The pro-life advocate also noted that Norma McCorvey, the “Jane Roe” at the center of the case, never even had an abortion, choosing adoption for her child instead. While controversy exists about whether McCorvey was pro-life, she seemed genuinely committed to overturning the case that bore her name, and has since resulted in the deaths of over 60 million unborn children.
“We must resurrect what Roe killed, our legal system, for the sake of future generations of our children and for the sake of our shared humanity,” Rose added.
An Ineffective Remedy
When attorney Sarah Weddington argued for abortion before the Supreme Court in 1973, she acknowledged the societal injustices pregnant women faced. The attorney rightly exposed how women who are poor or in pursuit of career-related advancement were often subjected to hardships and discrimination.
“In the matter of employment, she often is forced to quit at an early point in her pregnancy. She has no provision for maternity leave,” Weddington said.

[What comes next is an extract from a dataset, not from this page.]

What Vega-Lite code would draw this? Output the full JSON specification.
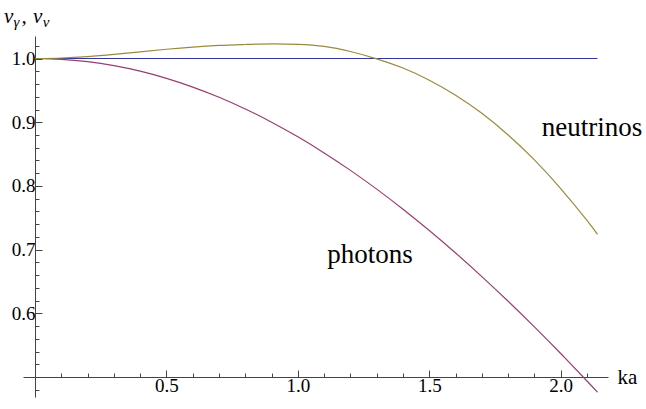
{
  "$schema": "https://vega.github.io/schema/vega-lite/v6.json",
  "width": 585,
  "height": 361,
  "autosize": {"type": "none"},
  "padding": {"left": 23, "top": 36, "right": 38, "bottom": 12},
  "background": "white",
  "config": {"view": {"stroke": null}},
  "datasets": {
    "curves": [
      {"series": "flat", "ka": 0, "v": 1.0},
      {"series": "flat", "ka": 2.14, "v": 1.0},
      {"series": "photons", "ka": 0, "v": 1.0},
      {"series": "photons", "ka": 0.1, "v": 0.9987},
      {"series": "photons", "ka": 0.2, "v": 0.995},
      {"series": "photons", "ka": 0.3, "v": 0.9887},
      {"series": "photons", "ka": 0.4, "v": 0.9801},
      {"series": "photons", "ka": 0.5, "v": 0.9688},
      {"series": "photons", "ka": 0.6, "v": 0.9552},
      {"series": "photons", "ka": 0.7, "v": 0.9392},
      {"series": "photons", "ka": 0.8, "v": 0.9208},
      {"series": "photons", "ka": 0.9, "v": 0.9001},
      {"series": "photons", "ka": 1.0, "v": 0.8771},
      {"series": "photons", "ka": 1.1, "v": 0.8519},
      {"series": "photons", "ka": 1.2, "v": 0.8245},
      {"series": "photons", "ka": 1.3, "v": 0.7951},
      {"series": "photons", "ka": 1.4, "v": 0.7636},
      {"series": "photons", "ka": 1.5, "v": 0.7302},
      {"series": "photons", "ka": 1.6, "v": 0.695},
      {"series": "photons", "ka": 1.7, "v": 0.6579},
      {"series": "photons", "ka": 1.8, "v": 0.6192},
      {"series": "photons", "ka": 1.9, "v": 0.579},
      {"series": "photons", "ka": 2.0, "v": 0.5372},
      {"series": "photons", "ka": 2.1, "v": 0.4941},
      {"series": "photons", "ka": 2.14, "v": 0.4765},
      {"series": "neutrinos", "ka": 0, "v": 1.0},
      {"series": "neutrinos", "ka": 0.1, "v": 1.0008},
      {"series": "neutrinos", "ka": 0.2, "v": 1.003},
      {"series": "neutrinos", "ka": 0.3, "v": 1.0065},
      {"series": "neutrinos", "ka": 0.4, "v": 1.0105},
      {"series": "neutrinos", "ka": 0.5, "v": 1.0145},
      {"series": "neutrinos", "ka": 0.6, "v": 1.018},
      {"series": "neutrinos", "ka": 0.7, "v": 1.0205},
      {"series": "neutrinos", "ka": 0.8, "v": 1.022},
      {"series": "neutrinos", "ka": 0.9, "v": 1.023},
      {"series": "neutrinos", "ka": 1.0, "v": 1.0222},
      {"series": "neutrinos", "ka": 1.1, "v": 1.019},
      {"series": "neutrinos", "ka": 1.2, "v": 1.011},
      {"series": "neutrinos", "ka": 1.3, "v": 0.9995},
      {"series": "neutrinos", "ka": 1.4, "v": 0.985},
      {"series": "neutrinos", "ka": 1.5, "v": 0.966},
      {"series": "neutrinos", "ka": 1.6, "v": 0.9425},
      {"series": "neutrinos", "ka": 1.7, "v": 0.914},
      {"series": "neutrinos", "ka": 1.8, "v": 0.88},
      {"series": "neutrinos", "ka": 1.9, "v": 0.841},
      {"series": "neutrinos", "ka": 2.0, "v": 0.796},
      {"series": "neutrinos", "ka": 2.1, "v": 0.746},
      {"series": "neutrinos", "ka": 2.14, "v": 0.724}
    ],
    "labels": [
      {"text": "photons", "ka": 1.112, "v": 0.6787},
      {"text": "neutrinos", "ka": 1.928, "v": 0.8777}
    ],
    "mainsym": [
      {"text": "v", "ka": -0.118, "v": 1.0564},
      {"text": ",", "ka": -0.052, "v": 1.0564},
      {"text": "v", "ka": -0.008, "v": 1.0564}
    ],
    "subsym": [
      {"text": "γ", "ka": -0.082, "v": 1.0502},
      {"text": "ν", "ka": 0.029, "v": 1.0502}
    ]
  },
  "layer": [
    {
      "data": {"name": "curves"},
      "mark": {"type": "line", "strokeWidth": 1.2, "clip": true, "interpolate": "natural"},
      "encoding": {
        "x": {
          "field": "ka", "type": "quantitative",
          "scale": {"domain": [-0.046, 2.18], "nice": false, "zero": false},
          "axis": {
            "orient": "bottom", "offset": -20, "values": [0.5, 1.0, 1.5, 2.0], "format": ".1f",
            "tickSize": -7, "tickColor": "#444", "domainColor": "#444", "domainWidth": 1, "tickWidth": 1,
            "grid": false, "labelFontSize": 19, "labelColor": "black", "labelFont": "Liberation Serif",
            "labelPadding": 6, "labelFlush": false,
            "title": "ka", "titleX": 594, "titleY": 0, "titleAlign": "left", "titleBaseline": "middle",
            "titleAngle": 0, "titleFontSize": 21, "titleFontWeight": "normal", "titleColor": "black",
            "titleFont": "Liberation Serif"
          }
        },
        "y": {
          "field": "v", "type": "quantitative",
          "scale": {"domain": [0.469, 1.0353], "nice": false, "zero": false},
          "axis": {
            "orient": "left", "offset": -12, "values": [0.6, 0.7, 0.8, 0.9, 1.0], "format": ".1f",
            "tickSize": -7, "tickColor": "#444", "domainColor": "#444", "domainWidth": 1, "tickWidth": 1,
            "grid": false, "labelFontSize": 19, "labelColor": "black", "labelFont": "Liberation Serif",
            "labelPadding": 7, "labelFlush": false, "title": null
          }
        },
        "color": {
          "field": "series", "type": "nominal",
          "scale": {"domain": ["flat", "photons", "neutrinos"], "range": ["#35359f", "#993d71", "#998b3d"]},
          "legend": null
        }
      }
    },
    {
      "data": {"name": "curves"},
      "mark": {"type": "point", "opacity": 0},
      "encoding": {
        "x": {
          "field": "ka", "type": "quantitative",
          "axis": {
            "orient": "bottom", "offset": -20,
            "values": [0.1, 0.2, 0.3, 0.4, 0.6, 0.7, 0.8, 0.9, 1.1, 1.2, 1.3, 1.4, 1.6, 1.7, 1.8, 1.9, 2.1],
            "tickSize": -4, "tickColor": "#444", "tickWidth": 1, "domain": false, "labels": false, "grid": false, "title": null
          }
        },
        "y": {
          "field": "v", "type": "quantitative",
          "axis": {
            "orient": "left", "offset": -12,
            "values": [0.48, 0.52, 0.54, 0.56, 0.58, 0.62, 0.64, 0.66, 0.68, 0.72, 0.74, 0.76, 0.78, 0.82, 0.84, 0.86, 0.88, 0.92, 0.94, 0.96, 0.98, 1.02],
            "tickSize": -4, "tickColor": "#444", "tickWidth": 1, "domain": false, "labels": false, "grid": false, "title": null
          }
        }
      }
    },
    {
      "data": {"name": "labels"},
      "mark": {"type": "text", "align": "left", "baseline": "alphabetic", "font": "Liberation Serif", "fontSize": 27, "color": "black"},
      "encoding": {
        "x": {"field": "ka", "type": "quantitative", "axis": null},
        "y": {"field": "v", "type": "quantitative", "axis": null},
        "text": {"field": "text"}
      }
    },
    {
      "data": {"name": "mainsym"},
      "mark": {"type": "text", "align": "left", "baseline": "alphabetic", "font": "Liberation Serif", "fontStyle": "italic", "fontSize": 21, "color": "black"},
      "encoding": {
        "x": {"field": "ka", "type": "quantitative", "axis": null},
        "y": {"field": "v", "type": "quantitative", "axis": null},
        "text": {"field": "text"}
      }
    },
    {
      "data": {"name": "subsym"},
      "mark": {"type": "text", "align": "left", "baseline": "alphabetic", "font": "Liberation Serif", "fontStyle": "italic", "fontSize": 15, "color": "black"},
      "encoding": {
        "x": {"field": "ka", "type": "quantitative", "axis": null},
        "y": {"field": "v", "type": "quantitative", "axis": null},
        "text": {"field": "text"}
      }
    }
  ],
  "resolve": {"axis": {"x": "independent", "y": "independent"}}
}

“She has — she cannot get unemployment compensation under our laws, because the laws hold that she is not eligible for employment, being pregnant, and therefore is eligible for no unemployment compensation.”
Weddington noted how the same pregnancy discrimination was also present in academia, claiming that many institutions force women to drop out if they become pregnant. Similar to working women’s struggles, however, the attorney offered no remedy for this injustice aside from abortion.
Addressing the plight of poor pregnant women, Weddington said such a woman “can get no welfare to help her at a time when she has no unemployment compensation, and she’s not eligible for any help in getting a job to provide for herself.”
But once again, the attorney’s only solution was to claim that women need “relief” from pregnancy. While Weddington may have thought she was standing up for women, she turned women and their children into the problem instead of helping them.
According to a 2019 report from the pro-choice Guttmacher Institute, 75 percent of women who had abortions in 2014 were living below or at the federal poverty level. Another 59 percent of women who obtained abortions that same year had given birth at least once before.
Abortion does not lift women out of poverty, nor does it resolve fears about giving birth to additional children. Instead, as these numbers suggest, abortion merely masks pregnant women’s struggles and takes undeserved credit for supposedly offering relief to their present grievances.
Portraying abortion as a remedy to societal or personal challenges undermines women, as it encourages them to relate their achievements and sense of worth with abortion. In addition, labeling abortion this way dehumanizes an entire group of human beings by treating them as disposable.
If society wishes to empower women and children with the dignity they deserve, then it can no longer look to Roe as a workable solution to challenging pregnancies.
It is time to acknowledge the ruling’s many flaws and work to build a society that consistently respects all human beings.